# Sick Sick Sick 2007 ORCA



## rollinrob

I want one. I need one. Check out that bottem bracket. The outlined ORBEA Graphics in Carbon. The junction between the seat stays and the seattube. The huge chainstays. It bleeds speed and stiffness. ORBEA has taken it to another level with this bike! Drool on!


----------



## I am The Edge

i'd hit it.


----------



## quickKarl

Its on my Christmas list.. 

anyone looking for an 05 Orca???

Karl


----------



## rollinrob

*More Info*

I just got off the phone with Orbea and they were willing to talk about this frame. It looks like they are going to do a rolling worldwide start on all the colors. The colors will be white/black, blue/black, copper/black and of course the orange and black. Price is supposed to be around $2600 for the frame alone and built with dura ace with bling should be about $5400.00 
The frame is being built with a new material from Toray called m40j carbon. It is a new materail that has a very high tensile strenth and lite weight. It supposedly has never been used in bikes before. It will be blended with m30s. According to Orbea all those big tubes are there to help dissapate energy from the road so it will ride smoothly. It will be the stiffest bike that they produce. The seat-tube cluster is the nerve of the frame. It was meant to make the back end of the bike as stiff as the front so you have a more complete ride. Wow!


----------



## quickKarl

was really hoping for red.. maybe 08.

karl


----------



## MaestroXC

If you're looking for red, check out the red Opal for '07. We're talking bright, Ferrari red. Looks absolutely sick; there is a good bit more of the frame that is painted, somewhat in the same vein as the current Orca. Words, and probably even pictures, simply can't do it justice. All Orbea frames have to be seen in person to get the full effect, in my opinion, and where the '06 series had a more minimal, electric type of effect, the new ones are a lot bolder, with more dynamic "Orbea" graphics as well. 

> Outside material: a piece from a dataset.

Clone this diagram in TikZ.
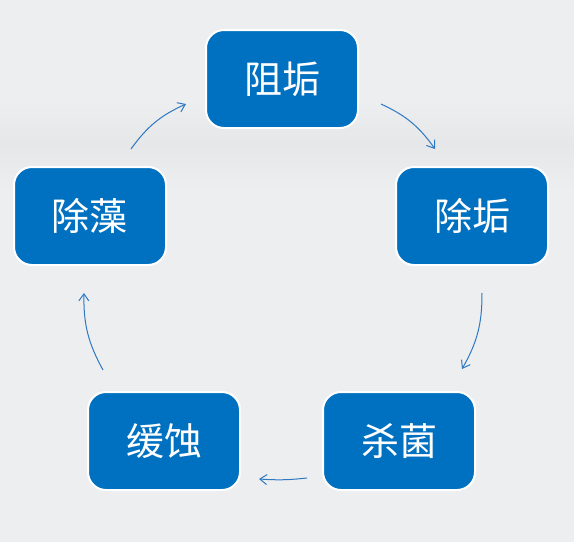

As you can tell, I'm seriously considering trading up to one over the winter.


----------



## rollinrob

what other colors will the Opal come in?


----------



## fabsroman

Will the 2007 Opal still be stiffer than the 2007 Orca, like they are in 2006? I am seriously thinking about getting the 2006 Opal in Campy Record, but would be willing to hold out if these bikes are available some time soon. I just want the stiffest and lightest carbon frame with the priority in that same order.

Does anybody know when these bikes will be released, and when we will be able to build them on the Orbea website for order?


----------



## fabsroman

Does anybody have any pics of the 2007 Opals. Just trying to see if I should hold off my purchase for the new bikes. I was going to buy the 2006 Opal next week, but now I am thinking about waiting until the 2007's are released. Does anybody know when Orbea will be releasing the 2007 bikes?


----------



## skepticman

fabsroman said:


> Does anybody have any pics of the 2007 Opals. Just trying to see if I should hold off my purchase for the new bikes. I was going to buy the 2006 Opal next week, but now I am thinking about waiting until the 2007's are released. Does anybody know when Orbea will be releasing the 2007 bikes?

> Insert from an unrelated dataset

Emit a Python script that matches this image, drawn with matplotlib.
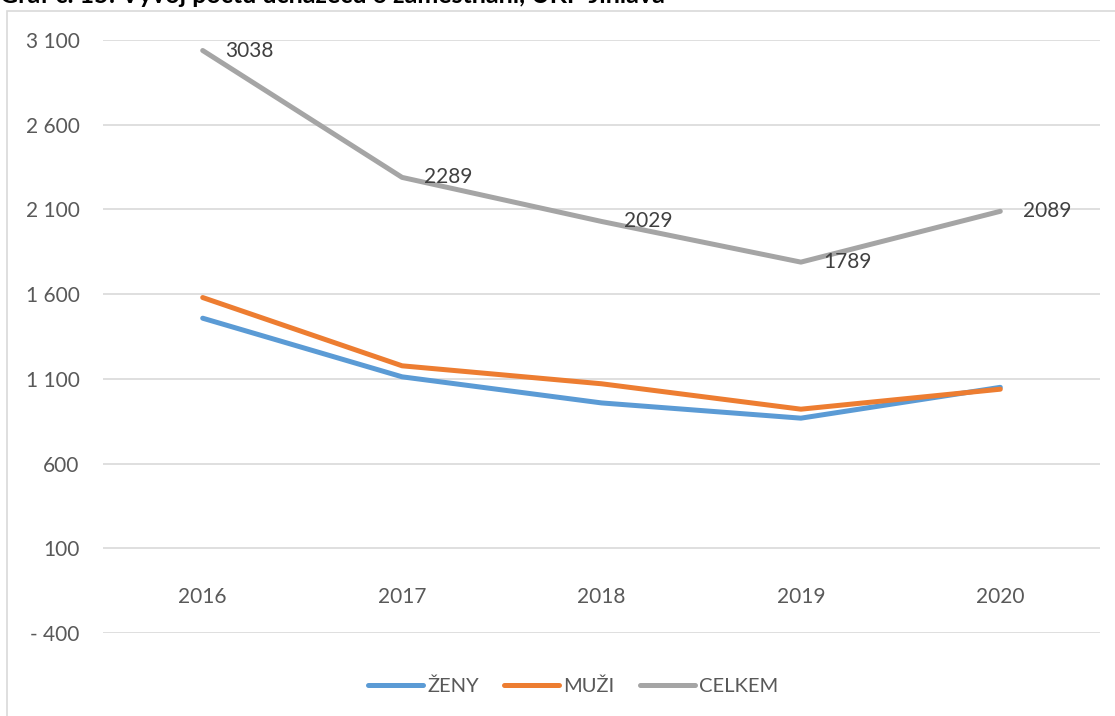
import matplotlib
matplotlib.use("Agg")
import matplotlib.pyplot as plt
from matplotlib.patches import Rectangle
from matplotlib.ticker import FuncFormatter

years = ["2016", "2017", "2018", "2019", "2020"]
zeny = [1458, 1112, 958, 868, 1050]
muzi = [1580, 1177, 1071, 921, 1039]
celkem = [3038, 2289, 2029, 1789, 2089]
series_names = ["ŽENY", "MUŽI", "CELKEM"]
colors = ["#5B9BD5", "#ED7D31", "#A5A5A5"]

plt.rcParams["font.family"] = ["Lato", "DejaVu Sans"]
W, H = 1115, 716
fig = plt.figure(figsize=(W / 100, H / 100), dpi=100)

# chart border (Excel chart area)
fig.patches.append(Rectangle((7 / W, -0.01), 1.0, (H - 11) / H + 0.01, transform=fig.transFigure,
                             fill=False, edgecolor="#D9D9D9", linewidth=1.2))

# title, cut off at the top edge as in the source
fig.text(0.0, 1 - 3 / H, "Graf č. 15: Vývoj počtu uchazečů o zaměstnání, ÚKP Jihlava",
         ha="left", va="baseline", fontsize=18, fontweight="bold", color="#000000")

ax = fig.add_axes([103 / W, 83 / H, (1100 - 103) / W, (633 - 40) / H])
x = [i + 0.5 for i in range(len(years))]
for vals, name, c in zip([zeny, muzi, celkem], series_names, colors):
    ax.plot(x, vals, color=c, linewidth=3.6, solid_capstyle="round", solid_joinstyle="round", label=name)

for xi, v in zip(x, celkem):
    ax.annotate(str(v), (xi, v), xytext=(16, 0), textcoords="offset points",
                ha="left", va="center", fontsize=15, color="#404040")

ax.set_xlim(0, 5)
ax.set_ylim(-400, 3100)
ax.set_yticks(range(-400, 3101, 500))


def fmt(v, pos):
    s = f"{abs(int(v)):,}".replace(",", " ")
    return "- " + s if v < 0 else s


ax.yaxis.set_major_formatter(FuncFormatter(fmt))
ax.grid(axis="y", color="#D9D9D9", linewidth=1.2)
ax.set_axisbelow(True)
for s in ax.spines.values():
    s.set_visible(False)
ax.tick_params(axis="y", length=0, labelsize=15, labelcolor="#595959", pad=17)
ax.set_xticks([])
for xi, yr in zip(x, years):
    ax.text(xi, -190, yr, ha="center", va="center", fontsize=15, color="#595959")

fig.legend(loc="center", bbox_to_anchor=(0.514, 1 - 686 / H), ncol=3, frameon=False,
           fontsize=14.5, handlelength=2.75, handletextpad=0.2, columnspacing=1.25,
           labelcolor="#595959")

fig.savefig("out.png", dpi=100)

This thread has photos of the new Opal.

http://forums.roadbikereview.com/showthread.php?t=63659

Another thread suggested that there weren't that many 2006 frames left, so you may not be able to get one in the size and color you want. Yet another thread said 2007 models would show up in September.

You can try asking Orbea directly via the e-mail address on their site or ask your local Orbea dealer.


----------



## chase224

The 07 opals are already available. My LBS just ordered one for someone, it should arrive this week.


----------



## fabsroman

Thanks for the replies guys. I guess I will talk to the LBS that carries them and see if I can get a 2007 one in Red. The new frames look really awesome. The Orca looks great, but I want the stiffer bike. Such is life. However, the Opal isn't a slouch in the looks category either.

Here is another question. Will the Opal be available with 2007 Campy on it or will I have to wait a little longer for that? Granted, I don't know if I like the new Campy Record brakes, but I do know that I like the new carbon fiber crank that eliminates the need for a bottom bracket.


----------



## Ken-07

Has anybody compared a Time VX pro to an Orca - if so how did they differ ?


----------



## The Dude

fabsroman said:


> Thanks for the replies guys. I guess I will talk to the LBS that carries them and see if I can get a 2007 one in Red. The new frames look really awesome. The Orca looks great, but I want the stiffer bike. Such is life. However, the Opal isn't a slouch in the looks category either.
> 
> Here is another question. Will the Opal be available with 2007 Campy on it or will I have to wait a little longer for that? Granted, I don't know if I like the new Campy Record brakes, but I do know that I like the new carbon fiber crank that eliminates the need for a bottom bracket.



No 07 orca frame in red. Opal will be available with 07 Record.


----------



## mieszko_I

*arrival*

does anyone know when the '07 Orca is scheduled to be released? i recently test rode the '06 and was pretty happy with the comfort of the bike, but would like it to be a bit stiffer, like my tri-lobular frame. the '07looks incredible, i hope it rides as well as it looks.


----------



## The Dude

Ken-07 said:


> Has anybody compared a Time VX pro to an Orca - if so how did they differ ?



The current orca and the time are two different machines which would be like comparing apples to oranges. Once the new Orca is out then there will be a better comparison between the two as the new orca promises to be "racier" than the current model. We'll have to wait until Sept. for the jury to come up with their decision.


----------



## Guest

I got to see the 07 Orca yesterday. An Orbea factory rep had one at the Covered Bridge Metric Century in Lancaster, Pa. He said it was one of 2 in the US. Very sweet. The bike had just been at Bicycling magazine offices for a photo shoot so it should be in an upcoming issue. I am not in the market for a new bike but my wife is. Fortunately for 07 Orbea is introducing a female version of the Orca called the Diva. The rep said he will get a demo bike for my wife to test ride for a day or two. I am thinking this would be a nice upgrade from her 1999 Trek 5200.


----------



## pantag

Yea, the '07 Orca looks fast even if it stands still. Great looking bike!


----------



## dave99ag

Orbea was at the Hotter n' Hell expo in Wichita Falls this weekend with a full stable of new Orbeas. I took a few shots of the new Orca and Diva. The frames are totally redesigned. They are very, very sweet looking. My wife was sold on the Diva at first site. The Diva pictured below is actually an Orca painted in the Diva colors.


----------



## chainwheelfrank

*07 Orca*

The bike is sweet. I live very close to the Orbea Warehouse, and got to take a gander at the new frame. Light, sexy and supposedly, the MJ4 carbon with be stiff and smooth.

If you can get a demo to ride in the few days, you are a lucky man, but I think it will be a bit longer. By all means though, tell us how it is!
--Frank


----------



## The Dude

m40J is the new material.


----------